* **Dataset extract**:

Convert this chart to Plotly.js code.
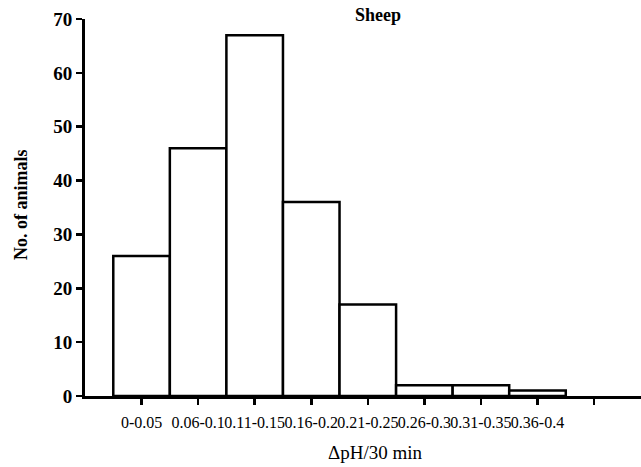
<!DOCTYPE html>
<html>
<head>
<meta charset="utf-8">
<script src="https://cdn.plot.ly/plotly-3.0.1.min.js"></script>
<style>
html,body{margin:0;padding:0;background:#fff;}
#chart{width:641px;height:467px;}
</style>
</head>
<body>
<div id="chart"></div>
<script>
var categories = ["0-0.05","0.06-0.1","0.11-0.15","0.16-0.2","0.21-0.25","0.26-0.3","0.31-0.35","0.36-0.4"];
var counts = [26, 46, 67, 36, 17, 2, 2, 1];
var tickLabels = categories.concat([""]);
var tickPositions = tickLabels.map(function(_, i){ return i; });
var xPositions = categories.map(function(_, i){ return i; });
var yTicks = [0,10,20,30,40,50,60,70];

var serif = "Liberation Serif, Times New Roman, serif";

var trace = {
  type: "bar",
  x: xPositions,
  y: counts,
  width: 1,
  marker: {color: "#ffffff", line: {color: "#000000", width: 2.5}},
  hoverinfo: "none"
};

var layout = {
  width: 641, height: 467,
  margin: {l: 85, r: 0, t: 19, b: 71, pad: 0},
  paper_bgcolor: "#ffffff", plot_bgcolor: "#ffffff",
  showlegend: false,
  bargap: 0,
  xaxis: {
    range: [-1, 8.83],
    tickmode: "array", tickvals: tickPositions, ticktext: tickLabels,
    tickangle: 0,
    showline: true, linecolor: "#000", linewidth: 3,
    ticks: "outside", ticklen: 6, tickwidth: 2.5, tickcolor: "#000",
    showgrid: false, zeroline: false,
    tickfont: {family: serif, size: 16, color: "#000"},
    ticklabelstandoff: 4
  },
  yaxis: {
    range: [0, 70],
    tickmode: "array", tickvals: yTicks,
    showline: true, linecolor: "#000", linewidth: 3,
    ticks: "outside", ticklen: 6, tickwidth: 2.5, tickcolor: "#000",
    showgrid: false, zeroline: false,
    tickfont: {family: serif, size: 19, color: "#000", weight: "bold"}
  },
  annotations: [
    {text: "<b>Sheep</b>", xref: "paper", yref: "paper", x: 0.527, y: 1.011,
     xanchor: "center", yanchor: "middle", showarrow: false,
     font: {family: serif, size: 18, color: "#000"}},
    {text: "ΔpH/30 min", xref: "paper", yref: "paper", x: 0.523, y: -0.15,
     xanchor: "center", yanchor: "middle", showarrow: false,
     font: {family: serif, size: 19, color: "#000"}},
    {text: "<b>No. of animals</b>", xref: "paper", yref: "paper", x: -0.115, y: 0.507,
     xanchor: "center", yanchor: "middle", showarrow: false, textangle: -90,
     font: {family: serif, size: 18, color: "#000"}}
  ]
};

Plotly.newPlot("chart", [trace], layout, {staticPlot: true, displayModeBar: false});
</script>
</body>
</html>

* **What the exercise asks**: Omit the pictures, then quote the rest of the material above exactly.

* **Result below**:
Convert this chart to Plotly.js code.
<!DOCTYPE html>
<html>
<head>
<meta charset="utf-8">
<script src="https://cdn.plot.ly/plotly-3.0.1.min.js"></script>
<style>
html,body{margin:0;padding:0;background:#fff;}
#chart{width:641px;height:467px;}
</style>
</head>
<body>
<div id="chart"></div>
<script>
var categories = ["0-0.05","0.06-0.1","0.11-0.15","0.16-0.2","0.21-0.25","0.26-0.3","0.31-0.35","0.36-0.4"];
var counts = [26, 46, 67, 36, 17, 2, 2, 1];
var tickLabels = categories.concat([""]);
var tickPositions = tickLabels.map(function(_, i){ return i; });
var xPositions = categories.map(function(_, i){ return i; });
var yTicks = [0,10,20,30,40,50,60,70];

var serif = "Liberation Serif, Times New Roman, serif";

var trace = {
  type: "bar",
  x: xPositions,
  y: counts,
  width: 1,
  marker: {color: "#ffffff", line: {color: "#000000", width: 2.5}},
  hoverinfo: "none"
};

var layout = {
  width: 641, height: 467,
  margin: {l: 85, r: 0, t: 19, b: 71, pad: 0},
  paper_bgcolor: "#ffffff", plot_bgcolor: "#ffffff",
  showlegend: false,
  bargap: 0,
  xaxis: {
    range: [-1, 8.83],
    tickmode: "array", tickvals: tickPositions, ticktext: tickLabels,
    tickangle: 0,
    showline: true, linecolor: "#000", linewidth: 3,
    ticks: "outside", ticklen: 6, tickwidth: 2.5, tickcolor: "#000",
    showgrid: false, zeroline: false,
    tickfont: {family: serif, size: 16, color: "#000"},
    ticklabelstandoff: 4
  },
  yaxis: {
    range: [0, 70],
    tickmode: "array", tickvals: yTicks,
    showline: true, linecolor: "#000", linewidth: 3,
    ticks: "outside", ticklen: 6, tickwidth: 2.5, tickcolor: "#000",
    showgrid: false, zeroline: false,
    tickfont: {family: serif, size: 19, color: "#000", weight: "bold"}
  },
  annotations: [
    {text: "<b>Sheep</b>", xref: "paper", yref: "paper", x: 0.527, y: 1.011,
     xanchor: "center", yanchor: "middle", showarrow: false,
     font: {family: serif, size: 18, color: "#000"}},
    {text: "ΔpH/30 min", xref: "paper", yref: "paper", x: 0.523, y: -0.15,
     xanchor: "center", yanchor: "middle", showarrow: false,
     font: {family: serif, size: 19, color: "#000"}},
    {text: "<b>No. of animals</b>", xref: "paper", yref: "paper", x: -0.115, y: 0.507,
     xanchor: "center", yanchor: "middle", showarrow: false, textangle: -90,
     font: {family: serif, size: 18, color: "#000"}}
  ]
};

Plotly.newPlot("chart", [trace], layout, {staticPlot: true, displayModeBar: false});
</script>
</body>
</html>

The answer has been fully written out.